[Begin TASK INPUT]

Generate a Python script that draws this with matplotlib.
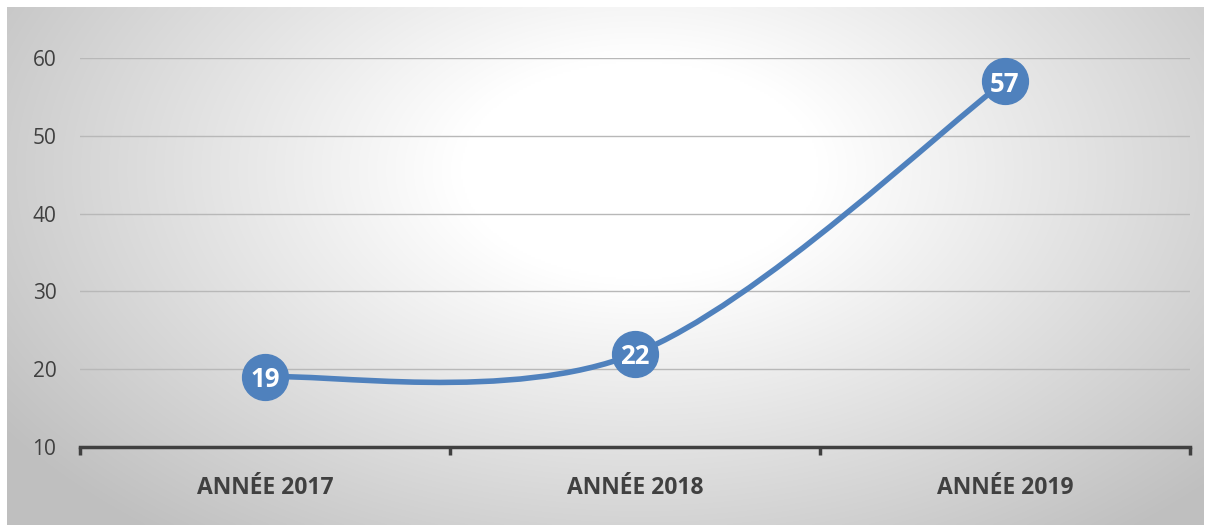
import numpy as np
import matplotlib
matplotlib.use("Agg")
import matplotlib.pyplot as plt
from matplotlib.path import Path
from matplotlib.patches import PathPatch

categories = ["ANNÉE 2017", "ANNÉE 2018", "ANNÉE 2019"]
values = [19, 22, 57]
y_ticks = [10, 20, 30, 40, 50, 60]

W, H = 1210, 525
fig = plt.figure(figsize=(W / 100, H / 100), dpi=100)
fig.patch.set_facecolor("white")

# radial gradient background
bg = fig.add_axes([7 / W, 0, (1204 - 7) / W, (H - 7) / H])
bg.set_axis_off()
nx, ny = 600, 260
xx, yy = np.meshgrid(np.linspace(7, 1204, nx), np.linspace(7, 525, ny))
cx, cy = 640, 170
r = np.sqrt(((xx - cx) / 720) ** 2 + ((yy - cy) / 440) ** 2)
t = np.clip((r - 0.25) / 0.82, 0, 1)
g = 1.0 - 0.25 * t
img = np.dstack([g, g, g])
bg.imshow(img, aspect="auto", extent=[0, 1, 0, 1], origin="upper", interpolation="bilinear")
bg.set_xlim(0, 1); bg.set_ylim(0, 1)

# main axes: x 80..1190 px, y60 at 58 px, y10 at 447 px
left, right = 80 / W, 1190 / W
top_px, bot_px = 58, 447
ax = fig.add_axes([left, 1 - bot_px / H, right - left, (bot_px - top_px) / H])
ax.patch.set_alpha(0)
ax.set_xlim(-0.5, len(categories) - 0.5)
ax.set_ylim(10, 60)
ax.set_yticks(y_ticks)
ax.set_yticklabels([str(v) for v in y_ticks], fontsize=15, color="#404040", family="Open Sans")
ax.tick_params(axis="y", length=0, pad=17)
ax.set_xticks(range(len(categories)))
ax.set_xticklabels(categories, fontsize=16.5, fontweight="bold", color="#404040", family="Open Sans")
ax.tick_params(axis="x", length=0, pad=21)
for s in ["top", "right", "left"]:
    ax.spines[s].set_visible(False)
ax.spines["bottom"].set_color("#404040")
ax.spines["bottom"].set_linewidth(2.5)
for v in y_ticks[1:]:
    ax.axhline(v, color="#b8b8b8", lw=1.0, zorder=1)
# boundary tick marks
for xb in np.arange(-0.5, len(categories), 1.0):
    ax.plot([xb, xb], [10, 10 - 1.0], color="#404040", lw=2.5, clip_on=False, solid_capstyle="butt", zorder=3)

# Smoothed (Catmull-Rom style Bezier) line
xs = np.arange(len(values), dtype=float)
ys = np.array(values, dtype=float)
pts = np.column_stack([xs, ys])
verts = [pts[0]]
codes = [Path.MOVETO]
n = len(pts)
for i in range(n - 1):
    p0 = pts[i - 1] if i > 0 else pts[i]
    p1 = pts[i]
    p2 = pts[i + 1]
    p3 = pts[i + 2] if i + 2 < n else pts[i + 1]
    c1 = p1 + (p2 - p0) / 6
    c2 = p2 - (p3 - p1) / 6
    verts += [c1, c2, p2]
    codes += [Path.CURVE4] * 3
path = Path(verts, codes)
ax.add_patch(PathPatch(path, facecolor="none", edgecolor="#4f81bd", lw=4, zorder=4,
                       capstyle="round", clip_on=False))

ax.plot(xs, ys, "o", ms=33, color="#4f81bd", mec="#4f81bd", zorder=5, clip_on=False)
for x, v in zip(xs, ys):
    ax.text(x, v, f"{int(v)}", ha="center", va="center_baseline", fontsize=18.5,
            fontweight="bold", color="white", family="Open Sans", zorder=6)

fig.savefig("out.png", dpi=100, facecolor="white")
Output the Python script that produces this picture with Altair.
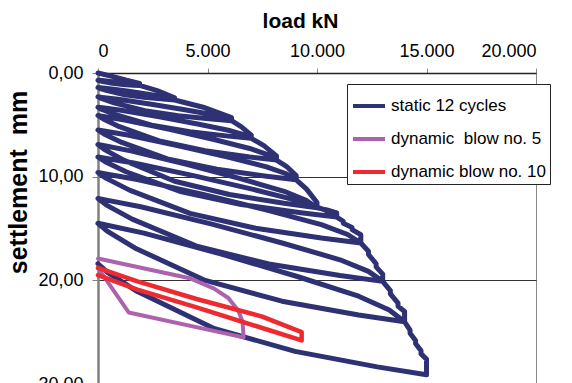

[End TASK INPUT]

**PROBLEM TO SOLVE**. Make an exact copy of the lines from the top of the material through the line with "y_ticks = [10, 20, 30, 40, 50, 60]", pictures excluded.

**TASK OUTPUT**.
Generate a Python script that draws this with matplotlib.
import numpy as np
import matplotlib
matplotlib.use("Agg")
import matplotlib.pyplot as plt
from matplotlib.path import Path
from matplotlib.patches import PathPatch

categories = ["ANNÉE 2017", "ANNÉE 2018", "ANNÉE 2019"]
values = [19, 22, 57]
y_ticks = [10, 20, 30, 40, 50, 60]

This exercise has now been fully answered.